**Data provided**
◆ ◆ ◆ ◆ ◆ ◆ ◆

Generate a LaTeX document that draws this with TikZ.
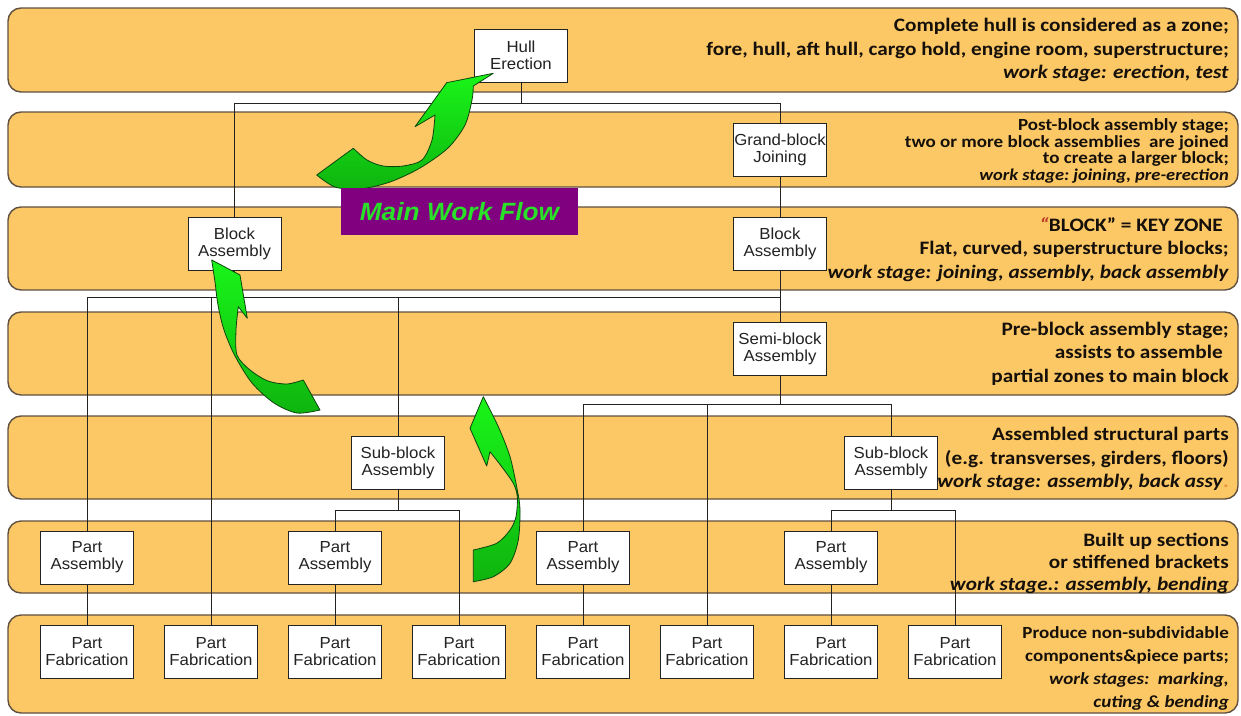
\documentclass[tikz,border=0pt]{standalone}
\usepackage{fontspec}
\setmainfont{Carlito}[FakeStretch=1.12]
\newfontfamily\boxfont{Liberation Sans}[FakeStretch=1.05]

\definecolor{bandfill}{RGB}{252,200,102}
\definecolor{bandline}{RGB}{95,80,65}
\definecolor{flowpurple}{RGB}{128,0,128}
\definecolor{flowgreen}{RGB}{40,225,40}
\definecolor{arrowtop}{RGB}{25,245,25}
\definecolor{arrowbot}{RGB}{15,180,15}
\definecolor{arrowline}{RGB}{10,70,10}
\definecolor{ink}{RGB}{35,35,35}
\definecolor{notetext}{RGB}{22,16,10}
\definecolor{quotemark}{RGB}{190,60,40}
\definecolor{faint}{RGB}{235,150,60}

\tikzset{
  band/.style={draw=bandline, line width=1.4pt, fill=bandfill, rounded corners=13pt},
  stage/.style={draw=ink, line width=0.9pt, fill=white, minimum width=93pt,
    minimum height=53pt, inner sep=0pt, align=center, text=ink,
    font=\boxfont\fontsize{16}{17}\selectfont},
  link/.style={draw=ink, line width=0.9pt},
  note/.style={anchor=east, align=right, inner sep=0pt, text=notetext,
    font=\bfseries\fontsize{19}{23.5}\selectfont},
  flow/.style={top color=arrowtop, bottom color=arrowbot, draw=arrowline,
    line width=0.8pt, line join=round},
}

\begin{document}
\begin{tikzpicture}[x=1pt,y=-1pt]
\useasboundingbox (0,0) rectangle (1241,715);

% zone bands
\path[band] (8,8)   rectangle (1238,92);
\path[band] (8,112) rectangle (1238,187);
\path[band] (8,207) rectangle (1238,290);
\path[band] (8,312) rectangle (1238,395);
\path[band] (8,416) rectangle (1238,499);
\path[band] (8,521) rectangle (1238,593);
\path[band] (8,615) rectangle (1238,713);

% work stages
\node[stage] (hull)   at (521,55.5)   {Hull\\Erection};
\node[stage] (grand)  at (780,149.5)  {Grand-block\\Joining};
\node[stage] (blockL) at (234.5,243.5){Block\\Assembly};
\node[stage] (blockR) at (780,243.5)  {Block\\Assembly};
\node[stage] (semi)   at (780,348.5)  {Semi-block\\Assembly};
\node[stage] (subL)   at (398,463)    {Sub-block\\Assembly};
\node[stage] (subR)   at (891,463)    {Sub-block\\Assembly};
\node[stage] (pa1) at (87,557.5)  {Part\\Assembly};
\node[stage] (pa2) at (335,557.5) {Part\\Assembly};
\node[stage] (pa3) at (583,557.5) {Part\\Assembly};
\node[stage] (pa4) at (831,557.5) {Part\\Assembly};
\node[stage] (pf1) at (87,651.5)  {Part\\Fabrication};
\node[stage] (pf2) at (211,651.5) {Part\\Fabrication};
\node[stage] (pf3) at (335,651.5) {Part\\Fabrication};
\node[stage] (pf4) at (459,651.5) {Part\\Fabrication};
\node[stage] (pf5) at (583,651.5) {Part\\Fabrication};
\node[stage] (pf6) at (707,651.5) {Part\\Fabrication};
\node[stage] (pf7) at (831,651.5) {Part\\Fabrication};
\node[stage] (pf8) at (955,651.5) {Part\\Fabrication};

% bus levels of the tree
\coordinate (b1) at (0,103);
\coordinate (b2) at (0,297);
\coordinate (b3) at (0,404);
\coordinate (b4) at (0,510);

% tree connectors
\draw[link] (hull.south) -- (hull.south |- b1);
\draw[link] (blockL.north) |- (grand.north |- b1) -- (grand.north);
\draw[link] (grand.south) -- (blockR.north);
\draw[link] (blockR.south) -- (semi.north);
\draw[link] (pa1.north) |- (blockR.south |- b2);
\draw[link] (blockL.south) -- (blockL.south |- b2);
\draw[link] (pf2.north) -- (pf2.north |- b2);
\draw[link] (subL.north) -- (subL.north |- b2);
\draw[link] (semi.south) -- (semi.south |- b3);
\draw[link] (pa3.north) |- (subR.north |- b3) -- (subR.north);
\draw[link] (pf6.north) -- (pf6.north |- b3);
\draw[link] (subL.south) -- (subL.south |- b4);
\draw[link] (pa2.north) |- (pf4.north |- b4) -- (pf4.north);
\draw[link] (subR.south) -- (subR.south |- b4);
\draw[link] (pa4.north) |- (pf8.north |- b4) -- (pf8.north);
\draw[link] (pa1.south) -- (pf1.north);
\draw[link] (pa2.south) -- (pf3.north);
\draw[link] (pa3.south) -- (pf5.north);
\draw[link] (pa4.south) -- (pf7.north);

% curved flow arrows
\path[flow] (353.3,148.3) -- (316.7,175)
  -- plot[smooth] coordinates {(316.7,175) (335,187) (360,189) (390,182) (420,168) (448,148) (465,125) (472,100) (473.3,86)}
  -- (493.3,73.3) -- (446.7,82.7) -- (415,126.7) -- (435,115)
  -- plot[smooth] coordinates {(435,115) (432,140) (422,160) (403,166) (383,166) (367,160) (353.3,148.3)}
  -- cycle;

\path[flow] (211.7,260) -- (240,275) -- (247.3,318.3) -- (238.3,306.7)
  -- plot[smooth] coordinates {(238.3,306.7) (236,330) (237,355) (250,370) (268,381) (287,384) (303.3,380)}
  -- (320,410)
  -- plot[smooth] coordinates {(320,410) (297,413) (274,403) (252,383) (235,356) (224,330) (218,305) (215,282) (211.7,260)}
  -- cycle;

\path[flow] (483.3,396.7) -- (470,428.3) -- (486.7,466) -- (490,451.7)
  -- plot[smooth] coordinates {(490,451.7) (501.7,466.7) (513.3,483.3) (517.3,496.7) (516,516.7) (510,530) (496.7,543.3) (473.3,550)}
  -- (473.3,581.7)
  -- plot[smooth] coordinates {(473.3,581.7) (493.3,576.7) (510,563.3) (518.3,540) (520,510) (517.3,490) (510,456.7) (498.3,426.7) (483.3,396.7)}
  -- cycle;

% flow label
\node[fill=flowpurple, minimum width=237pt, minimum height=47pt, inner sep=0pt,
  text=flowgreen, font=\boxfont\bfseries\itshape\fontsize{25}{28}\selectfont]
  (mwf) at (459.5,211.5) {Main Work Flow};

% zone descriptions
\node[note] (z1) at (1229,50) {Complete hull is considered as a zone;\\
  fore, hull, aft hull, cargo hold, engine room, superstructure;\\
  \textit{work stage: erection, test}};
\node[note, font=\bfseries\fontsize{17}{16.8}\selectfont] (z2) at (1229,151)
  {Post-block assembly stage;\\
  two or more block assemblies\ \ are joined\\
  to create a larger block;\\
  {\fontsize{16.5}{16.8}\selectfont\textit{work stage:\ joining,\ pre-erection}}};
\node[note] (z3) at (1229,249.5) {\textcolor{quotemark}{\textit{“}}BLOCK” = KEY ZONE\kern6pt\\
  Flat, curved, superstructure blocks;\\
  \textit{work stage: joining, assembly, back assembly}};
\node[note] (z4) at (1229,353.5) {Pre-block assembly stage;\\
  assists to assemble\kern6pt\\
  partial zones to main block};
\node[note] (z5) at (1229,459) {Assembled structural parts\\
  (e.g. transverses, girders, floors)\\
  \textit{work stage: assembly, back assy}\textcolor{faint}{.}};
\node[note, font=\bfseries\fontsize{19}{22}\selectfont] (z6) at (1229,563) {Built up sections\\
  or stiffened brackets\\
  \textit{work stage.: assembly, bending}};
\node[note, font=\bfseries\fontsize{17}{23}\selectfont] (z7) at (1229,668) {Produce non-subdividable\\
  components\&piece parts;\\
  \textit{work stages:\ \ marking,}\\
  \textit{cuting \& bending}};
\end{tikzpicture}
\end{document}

◆ ◆ ◆ ◆ ◆ ◆ ◆

Reproduce the full material exactly, excluding the pictures.

**Solution for this exercise**
Generate a LaTeX document that draws this with TikZ.
\documentclass[tikz,border=0pt]{standalone}
\usepackage{fontspec}
\setmainfont{Carlito}[FakeStretch=1.12]
\newfontfamily\boxfont{Liberation Sans}[FakeStretch=1.05]

\definecolor{bandfill}{RGB}{252,200,102}
\definecolor{bandline}{RGB}{95,80,65}
\definecolor{flowpurple}{RGB}{128,0,128}
\definecolor{flowgreen}{RGB}{40,225,40}
\definecolor{arrowtop}{RGB}{25,245,25}
\definecolor{arrowbot}{RGB}{15,180,15}
\definecolor{arrowline}{RGB}{10,70,10}
\definecolor{ink}{RGB}{35,35,35}
\definecolor{notetext}{RGB}{22,16,10}
\definecolor{quotemark}{RGB}{190,60,40}
\definecolor{faint}{RGB}{235,150,60}

\tikzset{
  band/.style={draw=bandline, line width=1.4pt, fill=bandfill, rounded corners=13pt},
  stage/.style={draw=ink, line width=0.9pt, fill=white, minimum width=93pt,
    minimum height=53pt, inner sep=0pt, align=center, text=ink,
    font=\boxfont\fontsize{16}{17}\selectfont},
  link/.style={draw=ink, line width=0.9pt},
  note/.style={anchor=east, align=right, inner sep=0pt, text=notetext,
    font=\bfseries\fontsize{19}{23.5}\selectfont},
  flow/.style={top color=arrowtop, bottom color=arrowbot, draw=arrowline,
    line width=0.8pt, line join=round},
}

\begin{document}
\begin{tikzpicture}[x=1pt,y=-1pt]
\useasboundingbox (0,0) rectangle (1241,715);

% zone bands
\path[band] (8,8)   rectangle (1238,92);
\path[band] (8,112) rectangle (1238,187);
\path[band] (8,207) rectangle (1238,290);
\path[band] (8,312) rectangle (1238,395);
\path[band] (8,416) rectangle (1238,499);
\path[band] (8,521) rectangle (1238,593);
\path[band] (8,615) rectangle (1238,713);

% work stages
\node[stage] (hull)   at (521,55.5)   {Hull\\Erection};
\node[stage] (grand)  at (780,149.5)  {Grand-block\\Joining};
\node[stage] (blockL) at (234.5,243.5){Block\\Assembly};
\node[stage] (blockR) at (780,243.5)  {Block\\Assembly};
\node[stage] (semi)   at (780,348.5)  {Semi-block\\Assembly};
\node[stage] (subL)   at (398,463)    {Sub-block\\Assembly};
\node[stage] (subR)   at (891,463)    {Sub-block\\Assembly};
\node[stage] (pa1) at (87,557.5)  {Part\\Assembly};
\node[stage] (pa2) at (335,557.5) {Part\\Assembly};
\node[stage] (pa3) at (583,557.5) {Part\\Assembly};
\node[stage] (pa4) at (831,557.5) {Part\\Assembly};
\node[stage] (pf1) at (87,651.5)  {Part\\Fabrication};
\node[stage] (pf2) at (211,651.5) {Part\\Fabrication};
\node[stage] (pf3) at (335,651.5) {Part\\Fabrication};
\node[stage] (pf4) at (459,651.5) {Part\\Fabrication};
\node[stage] (pf5) at (583,651.5) {Part\\Fabrication};
\node[stage] (pf6) at (707,651.5) {Part\\Fabrication};
\node[stage] (pf7) at (831,651.5) {Part\\Fabrication};
\node[stage] (pf8) at (955,651.5) {Part\\Fabrication};

% bus levels of the tree
\coordinate (b1) at (0,103);
\coordinate (b2) at (0,297);
\coordinate (b3) at (0,404);
\coordinate (b4) at (0,510);

% tree connectors
\draw[link] (hull.south) -- (hull.south |- b1);
\draw[link] (blockL.north) |- (grand.north |- b1) -- (grand.north);
\draw[link] (grand.south) -- (blockR.north);
\draw[link] (blockR.south) -- (semi.north);
\draw[link] (pa1.north) |- (blockR.south |- b2);
\draw[link] (blockL.south) -- (blockL.south |- b2);
\draw[link] (pf2.north) -- (pf2.north |- b2);
\draw[link] (subL.north) -- (subL.north |- b2);
\draw[link] (semi.south) -- (semi.south |- b3);
\draw[link] (pa3.north) |- (subR.north |- b3) -- (subR.north);
\draw[link] (pf6.north) -- (pf6.north |- b3);
\draw[link] (subL.south) -- (subL.south |- b4);
\draw[link] (pa2.north) |- (pf4.north |- b4) -- (pf4.north);
\draw[link] (subR.south) -- (subR.south |- b4);
\draw[link] (pa4.north) |- (pf8.north |- b4) -- (pf8.north);
\draw[link] (pa1.south) -- (pf1.north);
\draw[link] (pa2.south) -- (pf3.north);
\draw[link] (pa3.south) -- (pf5.north);
\draw[link] (pa4.south) -- (pf7.north);

% curved flow arrows
\path[flow] (353.3,148.3) -- (316.7,175)
  -- plot[smooth] coordinates {(316.7,175) (335,187) (360,189) (390,182) (420,168) (448,148) (465,125) (472,100) (473.3,86)}
  -- (493.3,73.3) -- (446.7,82.7) -- (415,126.7) -- (435,115)
  -- plot[smooth] coordinates {(435,115) (432,140) (422,160) (403,166) (383,166) (367,160) (353.3,148.3)}
  -- cycle;

\path[flow] (211.7,260) -- (240,275) -- (247.3,318.3) -- (238.3,306.7)
  -- plot[smooth] coordinates {(238.3,306.7) (236,330) (237,355) (250,370) (268,381) (287,384) (303.3,380)}
  -- (320,410)
  -- plot[smooth] coordinates {(320,410) (297,413) (274,403) (252,383) (235,356) (224,330) (218,305) (215,282) (211.7,260)}
  -- cycle;

\path[flow] (483.3,396.7) -- (470,428.3) -- (486.7,466) -- (490,451.7)
  -- plot[smooth] coordinates {(490,451.7) (501.7,466.7) (513.3,483.3) (517.3,496.7) (516,516.7) (510,530) (496.7,543.3) (473.3,550)}
  -- (473.3,581.7)
  -- plot[smooth] coordinates {(473.3,581.7) (493.3,576.7) (510,563.3) (518.3,540) (520,510) (517.3,490) (510,456.7) (498.3,426.7) (483.3,396.7)}
  -- cycle;

% flow label
\node[fill=flowpurple, minimum width=237pt, minimum height=47pt, inner sep=0pt,
  text=flowgreen, font=\boxfont\bfseries\itshape\fontsize{25}{28}\selectfont]
  (mwf) at (459.5,211.5) {Main Work Flow};

% zone descriptions
\node[note] (z1) at (1229,50) {Complete hull is considered as a zone;\\
  fore, hull, aft hull, cargo hold, engine room, superstructure;\\
  \textit{work stage: erection, test}};
\node[note, font=\bfseries\fontsize{17}{16.8}\selectfont] (z2) at (1229,151)
  {Post-block assembly stage;\\
  two or more block assemblies\ \ are joined\\
  to create a larger block;\\
  {\fontsize{16.5}{16.8}\selectfont\textit{work stage:\ joining,\ pre-erection}}};
\node[note] (z3) at (1229,249.5) {\textcolor{quotemark}{\textit{“}}BLOCK” = KEY ZONE\kern6pt\\
  Flat, curved, superstructure blocks;\\
  \textit{work stage: joining, assembly, back assembly}};
\node[note] (z4) at (1229,353.5) {Pre-block assembly stage;\\
  assists to assemble\kern6pt\\
  partial zones to main block};
\node[note] (z5) at (1229,459) {Assembled structural parts\\
  (e.g. transverses, girders, floors)\\
  \textit{work stage: assembly, back assy}\textcolor{faint}{.}};
\node[note, font=\bfseries\fontsize{19}{22}\selectfont] (z6) at (1229,563) {Built up sections\\
  or stiffened brackets\\
  \textit{work stage.: assembly, bending}};
\node[note, font=\bfseries\fontsize{17}{23}\selectfont] (z7) at (1229,668) {Produce non-subdividable\\
  components\&piece parts;\\
  \textit{work stages:\ \ marking,}\\
  \textit{cuting \& bending}};
\end{tikzpicture}
\end{document}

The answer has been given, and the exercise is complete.